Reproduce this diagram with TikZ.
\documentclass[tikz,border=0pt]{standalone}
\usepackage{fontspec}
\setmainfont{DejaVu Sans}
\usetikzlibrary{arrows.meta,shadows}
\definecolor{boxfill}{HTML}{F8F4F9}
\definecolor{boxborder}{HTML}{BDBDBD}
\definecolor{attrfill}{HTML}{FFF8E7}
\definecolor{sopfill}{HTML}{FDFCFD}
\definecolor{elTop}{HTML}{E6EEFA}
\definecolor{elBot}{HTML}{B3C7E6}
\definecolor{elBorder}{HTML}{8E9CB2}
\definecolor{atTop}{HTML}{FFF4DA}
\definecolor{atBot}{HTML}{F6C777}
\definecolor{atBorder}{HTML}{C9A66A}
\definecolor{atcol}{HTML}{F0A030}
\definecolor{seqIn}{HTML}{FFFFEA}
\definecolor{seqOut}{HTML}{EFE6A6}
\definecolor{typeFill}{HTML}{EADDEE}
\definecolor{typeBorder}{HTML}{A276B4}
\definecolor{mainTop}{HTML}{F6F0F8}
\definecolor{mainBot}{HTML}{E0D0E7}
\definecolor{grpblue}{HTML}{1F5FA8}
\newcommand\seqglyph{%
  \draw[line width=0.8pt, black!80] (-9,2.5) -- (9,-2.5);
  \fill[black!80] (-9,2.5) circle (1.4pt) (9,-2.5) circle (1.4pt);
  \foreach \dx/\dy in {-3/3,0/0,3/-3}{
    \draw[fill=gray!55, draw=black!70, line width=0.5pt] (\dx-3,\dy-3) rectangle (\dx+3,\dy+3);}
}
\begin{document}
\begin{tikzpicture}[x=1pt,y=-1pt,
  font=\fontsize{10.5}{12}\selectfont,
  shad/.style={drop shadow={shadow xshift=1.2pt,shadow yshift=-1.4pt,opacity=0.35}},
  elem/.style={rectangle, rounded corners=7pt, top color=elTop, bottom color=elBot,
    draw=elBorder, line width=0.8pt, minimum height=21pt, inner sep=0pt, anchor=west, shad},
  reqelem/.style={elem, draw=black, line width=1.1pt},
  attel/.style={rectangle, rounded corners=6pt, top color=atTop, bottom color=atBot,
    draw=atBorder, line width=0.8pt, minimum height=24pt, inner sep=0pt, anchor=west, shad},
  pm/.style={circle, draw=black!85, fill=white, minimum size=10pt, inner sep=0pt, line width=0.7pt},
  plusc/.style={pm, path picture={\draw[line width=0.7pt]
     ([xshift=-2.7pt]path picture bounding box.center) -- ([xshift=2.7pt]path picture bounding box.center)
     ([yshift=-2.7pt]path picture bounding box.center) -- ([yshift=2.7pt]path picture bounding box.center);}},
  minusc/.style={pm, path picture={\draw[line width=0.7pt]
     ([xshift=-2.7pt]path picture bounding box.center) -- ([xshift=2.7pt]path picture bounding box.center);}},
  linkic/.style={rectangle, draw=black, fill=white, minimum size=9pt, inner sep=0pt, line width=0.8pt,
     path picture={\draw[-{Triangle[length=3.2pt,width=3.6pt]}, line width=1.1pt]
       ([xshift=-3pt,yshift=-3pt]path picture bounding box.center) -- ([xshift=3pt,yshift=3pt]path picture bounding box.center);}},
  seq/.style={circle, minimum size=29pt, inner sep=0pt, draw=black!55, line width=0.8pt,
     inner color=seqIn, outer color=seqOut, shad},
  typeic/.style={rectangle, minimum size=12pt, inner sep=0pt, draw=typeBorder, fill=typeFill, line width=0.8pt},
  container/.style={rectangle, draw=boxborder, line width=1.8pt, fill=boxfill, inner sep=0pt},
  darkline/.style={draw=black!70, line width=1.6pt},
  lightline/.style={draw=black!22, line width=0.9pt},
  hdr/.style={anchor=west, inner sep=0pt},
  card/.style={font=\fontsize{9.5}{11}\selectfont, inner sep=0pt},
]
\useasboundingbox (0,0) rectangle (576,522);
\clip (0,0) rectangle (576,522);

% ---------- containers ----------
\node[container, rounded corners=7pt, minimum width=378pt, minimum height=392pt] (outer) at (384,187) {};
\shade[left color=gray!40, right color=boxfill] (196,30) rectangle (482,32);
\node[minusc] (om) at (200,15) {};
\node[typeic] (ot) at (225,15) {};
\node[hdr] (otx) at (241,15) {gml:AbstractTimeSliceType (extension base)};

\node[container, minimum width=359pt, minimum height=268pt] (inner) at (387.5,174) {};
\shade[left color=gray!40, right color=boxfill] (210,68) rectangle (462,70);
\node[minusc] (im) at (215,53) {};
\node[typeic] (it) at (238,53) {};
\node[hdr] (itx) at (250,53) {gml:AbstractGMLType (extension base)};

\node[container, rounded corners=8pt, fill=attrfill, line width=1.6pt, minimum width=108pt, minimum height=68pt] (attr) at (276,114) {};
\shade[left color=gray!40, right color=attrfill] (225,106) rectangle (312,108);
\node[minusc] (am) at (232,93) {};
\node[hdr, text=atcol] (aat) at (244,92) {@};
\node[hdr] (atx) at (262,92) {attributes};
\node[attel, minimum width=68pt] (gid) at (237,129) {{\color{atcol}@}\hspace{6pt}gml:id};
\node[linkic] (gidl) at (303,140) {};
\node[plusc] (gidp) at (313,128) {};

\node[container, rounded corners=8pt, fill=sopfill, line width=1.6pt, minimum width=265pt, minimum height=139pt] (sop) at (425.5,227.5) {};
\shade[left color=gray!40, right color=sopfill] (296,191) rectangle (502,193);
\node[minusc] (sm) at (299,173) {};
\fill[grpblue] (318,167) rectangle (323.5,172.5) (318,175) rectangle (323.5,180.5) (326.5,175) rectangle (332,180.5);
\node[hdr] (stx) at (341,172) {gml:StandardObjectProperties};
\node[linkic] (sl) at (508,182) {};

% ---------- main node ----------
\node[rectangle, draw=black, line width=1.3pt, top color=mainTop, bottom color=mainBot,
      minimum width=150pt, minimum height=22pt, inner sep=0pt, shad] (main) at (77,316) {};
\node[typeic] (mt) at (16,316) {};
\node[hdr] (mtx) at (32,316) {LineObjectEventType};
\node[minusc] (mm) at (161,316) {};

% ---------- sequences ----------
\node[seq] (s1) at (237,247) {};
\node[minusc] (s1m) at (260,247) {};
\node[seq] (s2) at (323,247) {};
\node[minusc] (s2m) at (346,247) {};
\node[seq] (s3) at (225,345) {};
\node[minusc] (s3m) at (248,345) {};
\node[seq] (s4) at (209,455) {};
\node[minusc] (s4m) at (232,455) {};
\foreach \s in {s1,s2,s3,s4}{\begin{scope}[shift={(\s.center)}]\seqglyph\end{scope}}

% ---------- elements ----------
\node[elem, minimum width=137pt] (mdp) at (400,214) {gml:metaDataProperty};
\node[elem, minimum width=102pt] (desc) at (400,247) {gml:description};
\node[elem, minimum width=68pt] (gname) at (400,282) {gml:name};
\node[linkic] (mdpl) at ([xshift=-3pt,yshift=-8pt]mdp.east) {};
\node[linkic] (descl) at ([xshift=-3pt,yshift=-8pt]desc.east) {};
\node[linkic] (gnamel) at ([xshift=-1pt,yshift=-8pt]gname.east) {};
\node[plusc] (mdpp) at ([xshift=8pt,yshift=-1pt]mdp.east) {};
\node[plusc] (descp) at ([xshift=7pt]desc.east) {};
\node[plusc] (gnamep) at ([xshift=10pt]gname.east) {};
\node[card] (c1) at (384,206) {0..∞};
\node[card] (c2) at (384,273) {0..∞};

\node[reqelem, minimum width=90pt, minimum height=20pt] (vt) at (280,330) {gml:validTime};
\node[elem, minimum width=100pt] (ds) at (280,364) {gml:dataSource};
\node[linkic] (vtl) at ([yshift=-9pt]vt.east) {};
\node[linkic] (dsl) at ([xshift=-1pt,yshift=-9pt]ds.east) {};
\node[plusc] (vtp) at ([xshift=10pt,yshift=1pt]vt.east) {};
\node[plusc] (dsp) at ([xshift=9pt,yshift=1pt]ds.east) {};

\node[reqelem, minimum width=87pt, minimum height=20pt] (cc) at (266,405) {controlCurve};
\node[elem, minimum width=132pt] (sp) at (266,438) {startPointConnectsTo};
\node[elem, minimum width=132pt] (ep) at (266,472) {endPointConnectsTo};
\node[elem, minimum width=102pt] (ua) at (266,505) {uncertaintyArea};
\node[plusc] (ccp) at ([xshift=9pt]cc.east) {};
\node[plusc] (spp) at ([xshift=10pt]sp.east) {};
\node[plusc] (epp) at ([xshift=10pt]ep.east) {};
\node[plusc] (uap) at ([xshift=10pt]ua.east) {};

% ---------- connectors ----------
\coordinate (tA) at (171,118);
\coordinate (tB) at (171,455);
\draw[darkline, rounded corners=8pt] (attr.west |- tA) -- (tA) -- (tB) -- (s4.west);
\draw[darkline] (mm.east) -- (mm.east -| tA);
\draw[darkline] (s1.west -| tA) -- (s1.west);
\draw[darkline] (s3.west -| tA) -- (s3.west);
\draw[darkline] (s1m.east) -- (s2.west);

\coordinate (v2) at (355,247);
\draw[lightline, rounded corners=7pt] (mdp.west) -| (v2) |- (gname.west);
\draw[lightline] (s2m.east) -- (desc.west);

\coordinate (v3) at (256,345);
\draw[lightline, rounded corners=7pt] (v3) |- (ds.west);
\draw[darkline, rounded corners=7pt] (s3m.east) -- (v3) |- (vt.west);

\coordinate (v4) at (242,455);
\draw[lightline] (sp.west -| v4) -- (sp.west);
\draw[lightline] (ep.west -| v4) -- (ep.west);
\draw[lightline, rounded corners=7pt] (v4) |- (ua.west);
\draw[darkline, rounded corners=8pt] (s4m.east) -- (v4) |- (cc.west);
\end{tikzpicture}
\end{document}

= = = =

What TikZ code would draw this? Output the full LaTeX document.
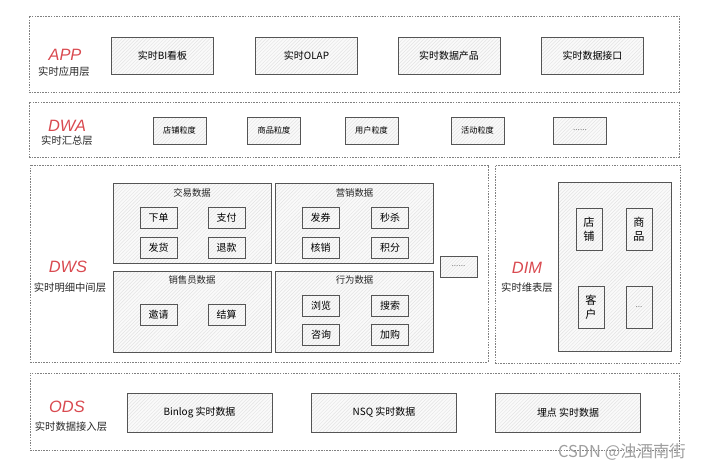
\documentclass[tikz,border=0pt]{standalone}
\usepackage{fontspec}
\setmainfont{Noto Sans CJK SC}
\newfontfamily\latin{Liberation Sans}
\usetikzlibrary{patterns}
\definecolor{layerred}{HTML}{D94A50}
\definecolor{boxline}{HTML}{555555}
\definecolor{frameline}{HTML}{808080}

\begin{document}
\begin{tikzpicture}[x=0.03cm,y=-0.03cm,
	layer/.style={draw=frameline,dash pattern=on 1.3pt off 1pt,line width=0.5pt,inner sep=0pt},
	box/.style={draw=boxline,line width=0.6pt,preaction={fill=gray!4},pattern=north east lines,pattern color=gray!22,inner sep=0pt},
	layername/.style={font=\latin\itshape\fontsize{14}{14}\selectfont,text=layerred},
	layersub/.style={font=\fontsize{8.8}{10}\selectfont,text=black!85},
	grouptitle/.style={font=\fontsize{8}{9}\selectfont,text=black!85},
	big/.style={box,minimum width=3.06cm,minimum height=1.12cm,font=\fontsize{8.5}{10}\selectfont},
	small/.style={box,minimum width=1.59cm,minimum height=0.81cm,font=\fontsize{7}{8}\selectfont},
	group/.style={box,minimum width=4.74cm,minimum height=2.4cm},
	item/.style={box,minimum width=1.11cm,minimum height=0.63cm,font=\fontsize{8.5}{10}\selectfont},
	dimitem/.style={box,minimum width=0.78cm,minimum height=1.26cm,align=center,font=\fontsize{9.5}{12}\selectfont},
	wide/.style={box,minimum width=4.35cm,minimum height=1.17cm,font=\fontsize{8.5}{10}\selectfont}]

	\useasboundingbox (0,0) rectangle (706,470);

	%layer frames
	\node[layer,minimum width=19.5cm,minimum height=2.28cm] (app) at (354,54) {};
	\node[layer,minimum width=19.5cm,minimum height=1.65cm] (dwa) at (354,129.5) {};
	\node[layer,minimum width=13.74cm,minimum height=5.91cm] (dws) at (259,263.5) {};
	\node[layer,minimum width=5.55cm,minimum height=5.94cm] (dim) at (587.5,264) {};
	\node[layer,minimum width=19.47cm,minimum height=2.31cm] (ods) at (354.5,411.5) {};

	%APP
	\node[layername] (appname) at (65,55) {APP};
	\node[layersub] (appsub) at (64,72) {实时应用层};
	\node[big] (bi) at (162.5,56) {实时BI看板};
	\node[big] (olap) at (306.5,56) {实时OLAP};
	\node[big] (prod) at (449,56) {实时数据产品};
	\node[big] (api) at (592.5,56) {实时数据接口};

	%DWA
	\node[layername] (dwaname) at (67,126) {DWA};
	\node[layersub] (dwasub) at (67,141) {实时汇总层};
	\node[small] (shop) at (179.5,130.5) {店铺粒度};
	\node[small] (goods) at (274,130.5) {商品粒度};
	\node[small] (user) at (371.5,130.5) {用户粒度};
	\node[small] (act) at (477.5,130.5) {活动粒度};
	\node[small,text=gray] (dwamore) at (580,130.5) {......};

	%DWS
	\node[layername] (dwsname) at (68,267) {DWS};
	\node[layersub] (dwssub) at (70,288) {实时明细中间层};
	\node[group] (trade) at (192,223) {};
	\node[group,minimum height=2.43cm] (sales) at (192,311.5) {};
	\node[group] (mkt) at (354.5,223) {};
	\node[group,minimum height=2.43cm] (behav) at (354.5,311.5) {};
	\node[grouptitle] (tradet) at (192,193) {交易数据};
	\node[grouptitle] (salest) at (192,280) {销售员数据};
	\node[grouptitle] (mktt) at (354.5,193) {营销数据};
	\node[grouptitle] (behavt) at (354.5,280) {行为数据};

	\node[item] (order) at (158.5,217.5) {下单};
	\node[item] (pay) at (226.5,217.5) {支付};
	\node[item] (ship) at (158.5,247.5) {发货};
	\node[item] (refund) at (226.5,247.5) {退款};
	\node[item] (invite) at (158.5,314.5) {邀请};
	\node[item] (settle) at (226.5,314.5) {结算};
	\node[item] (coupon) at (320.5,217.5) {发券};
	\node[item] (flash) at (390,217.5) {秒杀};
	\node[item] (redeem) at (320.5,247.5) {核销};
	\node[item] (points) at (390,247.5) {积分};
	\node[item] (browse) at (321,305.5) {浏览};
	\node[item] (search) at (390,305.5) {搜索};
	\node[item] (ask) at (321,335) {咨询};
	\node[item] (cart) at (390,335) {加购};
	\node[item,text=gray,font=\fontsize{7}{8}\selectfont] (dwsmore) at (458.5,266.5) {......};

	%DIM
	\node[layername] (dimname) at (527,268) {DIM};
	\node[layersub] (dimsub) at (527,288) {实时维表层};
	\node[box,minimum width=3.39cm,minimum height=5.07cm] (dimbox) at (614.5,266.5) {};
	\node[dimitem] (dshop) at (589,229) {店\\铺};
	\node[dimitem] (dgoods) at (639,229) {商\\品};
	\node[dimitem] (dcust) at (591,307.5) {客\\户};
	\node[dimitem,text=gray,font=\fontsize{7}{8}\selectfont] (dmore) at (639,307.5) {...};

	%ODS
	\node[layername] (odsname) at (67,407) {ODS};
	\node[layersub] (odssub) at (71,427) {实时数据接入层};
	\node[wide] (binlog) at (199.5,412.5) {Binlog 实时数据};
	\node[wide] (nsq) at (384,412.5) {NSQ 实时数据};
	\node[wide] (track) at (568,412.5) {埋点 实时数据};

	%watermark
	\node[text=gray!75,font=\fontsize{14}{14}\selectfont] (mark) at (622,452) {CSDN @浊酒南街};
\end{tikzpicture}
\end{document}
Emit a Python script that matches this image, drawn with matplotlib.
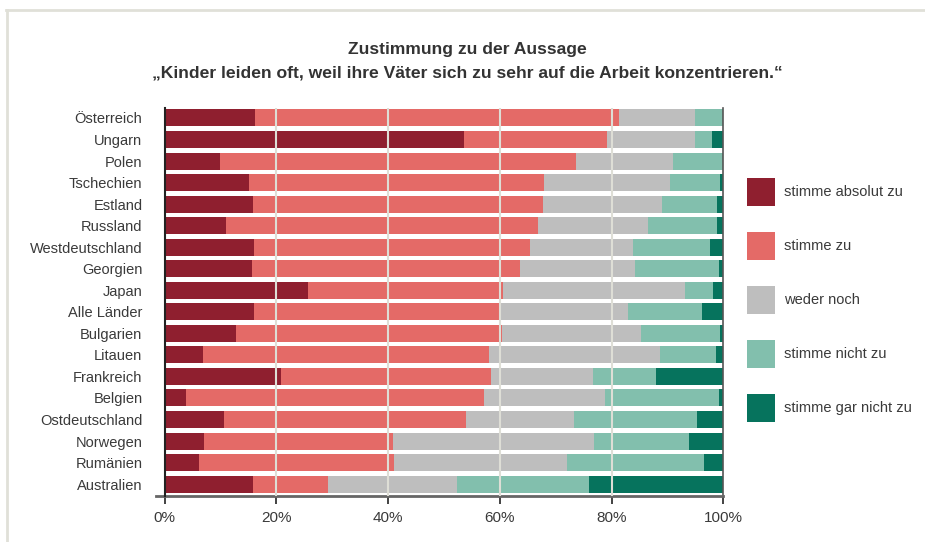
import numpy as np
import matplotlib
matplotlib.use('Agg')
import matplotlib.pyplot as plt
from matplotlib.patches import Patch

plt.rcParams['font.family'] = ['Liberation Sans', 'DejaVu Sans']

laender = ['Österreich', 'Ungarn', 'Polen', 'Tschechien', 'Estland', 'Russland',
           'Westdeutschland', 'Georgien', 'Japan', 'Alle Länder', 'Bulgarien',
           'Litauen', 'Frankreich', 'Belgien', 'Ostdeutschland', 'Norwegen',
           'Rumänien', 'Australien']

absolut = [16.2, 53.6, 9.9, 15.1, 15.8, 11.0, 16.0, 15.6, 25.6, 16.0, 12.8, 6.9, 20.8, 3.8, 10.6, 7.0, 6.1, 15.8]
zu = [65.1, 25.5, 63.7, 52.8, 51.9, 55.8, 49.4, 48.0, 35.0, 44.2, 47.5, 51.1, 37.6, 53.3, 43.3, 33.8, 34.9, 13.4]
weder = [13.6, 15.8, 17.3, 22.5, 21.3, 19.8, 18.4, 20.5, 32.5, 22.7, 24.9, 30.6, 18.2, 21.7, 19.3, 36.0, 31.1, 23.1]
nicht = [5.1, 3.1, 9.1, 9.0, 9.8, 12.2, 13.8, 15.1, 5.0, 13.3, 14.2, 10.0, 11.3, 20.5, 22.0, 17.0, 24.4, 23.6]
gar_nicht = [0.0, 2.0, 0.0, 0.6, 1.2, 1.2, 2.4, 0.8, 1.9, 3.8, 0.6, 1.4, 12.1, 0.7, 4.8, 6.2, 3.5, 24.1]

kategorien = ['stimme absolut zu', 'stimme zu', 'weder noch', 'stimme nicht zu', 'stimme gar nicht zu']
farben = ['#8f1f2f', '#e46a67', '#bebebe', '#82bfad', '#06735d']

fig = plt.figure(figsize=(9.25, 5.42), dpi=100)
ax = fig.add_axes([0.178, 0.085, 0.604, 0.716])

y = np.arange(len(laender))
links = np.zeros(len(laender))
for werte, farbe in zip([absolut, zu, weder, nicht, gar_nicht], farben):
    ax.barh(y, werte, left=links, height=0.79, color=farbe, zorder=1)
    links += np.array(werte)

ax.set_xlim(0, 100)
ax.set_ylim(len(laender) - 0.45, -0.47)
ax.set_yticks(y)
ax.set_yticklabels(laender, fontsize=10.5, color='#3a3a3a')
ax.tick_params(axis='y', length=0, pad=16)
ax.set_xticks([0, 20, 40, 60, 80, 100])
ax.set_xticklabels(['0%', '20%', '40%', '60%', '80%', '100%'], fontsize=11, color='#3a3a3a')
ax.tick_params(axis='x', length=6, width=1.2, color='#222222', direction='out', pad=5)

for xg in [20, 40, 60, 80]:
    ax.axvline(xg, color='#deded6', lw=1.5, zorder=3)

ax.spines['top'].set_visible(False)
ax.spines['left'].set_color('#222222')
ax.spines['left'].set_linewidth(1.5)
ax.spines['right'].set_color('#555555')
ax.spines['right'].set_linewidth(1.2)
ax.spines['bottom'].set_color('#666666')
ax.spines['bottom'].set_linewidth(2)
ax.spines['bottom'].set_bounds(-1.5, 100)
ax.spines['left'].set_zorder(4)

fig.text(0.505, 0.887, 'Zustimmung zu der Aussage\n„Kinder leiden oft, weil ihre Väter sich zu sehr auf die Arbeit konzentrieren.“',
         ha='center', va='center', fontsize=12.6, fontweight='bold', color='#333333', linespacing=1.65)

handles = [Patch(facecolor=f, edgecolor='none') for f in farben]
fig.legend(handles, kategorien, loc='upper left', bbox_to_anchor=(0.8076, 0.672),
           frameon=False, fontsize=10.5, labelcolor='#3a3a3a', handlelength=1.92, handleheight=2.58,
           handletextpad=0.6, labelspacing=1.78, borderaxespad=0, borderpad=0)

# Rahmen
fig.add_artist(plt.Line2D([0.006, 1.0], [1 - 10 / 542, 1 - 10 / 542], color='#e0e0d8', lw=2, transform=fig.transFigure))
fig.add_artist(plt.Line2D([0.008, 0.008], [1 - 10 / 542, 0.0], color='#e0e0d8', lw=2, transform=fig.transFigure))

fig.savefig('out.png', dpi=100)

= = = =

Leave the pictures out, and transcribe exactly the lines above starting at the one that contains "Emit a Python" and ending at the one that contains "farben = ['#8f1f2f', '#e46a67', '#bebebe', '#82bfad', '#06735d']".

> WRITTEN SOLUTION
Emit a Python script that matches this image, drawn with matplotlib.
import numpy as np
import matplotlib
matplotlib.use('Agg')
import matplotlib.pyplot as plt
from matplotlib.patches import Patch

plt.rcParams['font.family'] = ['Liberation Sans', 'DejaVu Sans']

laender = ['Österreich', 'Ungarn', 'Polen', 'Tschechien', 'Estland', 'Russland',
           'Westdeutschland', 'Georgien', 'Japan', 'Alle Länder', 'Bulgarien',
           'Litauen', 'Frankreich', 'Belgien', 'Ostdeutschland', 'Norwegen',
           'Rumänien', 'Australien']

absolut = [16.2, 53.6, 9.9, 15.1, 15.8, 11.0, 16.0, 15.6, 25.6, 16.0, 12.8, 6.9, 20.8, 3.8, 10.6, 7.0, 6.1, 15.8]
zu = [65.1, 25.5, 63.7, 52.8, 51.9, 55.8, 49.4, 48.0, 35.0, 44.2, 47.5, 51.1, 37.6, 53.3, 43.3, 33.8, 34.9, 13.4]
weder = [13.6, 15.8, 17.3, 22.5, 21.3, 19.8, 18.4, 20.5, 32.5, 22.7, 24.9, 30.6, 18.2, 21.7, 19.3, 36.0, 31.1, 23.1]
nicht = [5.1, 3.1, 9.1, 9.0, 9.8, 12.2, 13.8, 15.1, 5.0, 13.3, 14.2, 10.0, 11.3, 20.5, 22.0, 17.0, 24.4, 23.6]
gar_nicht = [0.0, 2.0, 0.0, 0.6, 1.2, 1.2, 2.4, 0.8, 1.9, 3.8, 0.6, 1.4, 12.1, 0.7, 4.8, 6.2, 3.5, 24.1]

kategorien = ['stimme absolut zu', 'stimme zu', 'weder noch', 'stimme nicht zu', 'stimme gar nicht zu']
farben = ['#8f1f2f', '#e46a67', '#bebebe', '#82bfad', '#06735d']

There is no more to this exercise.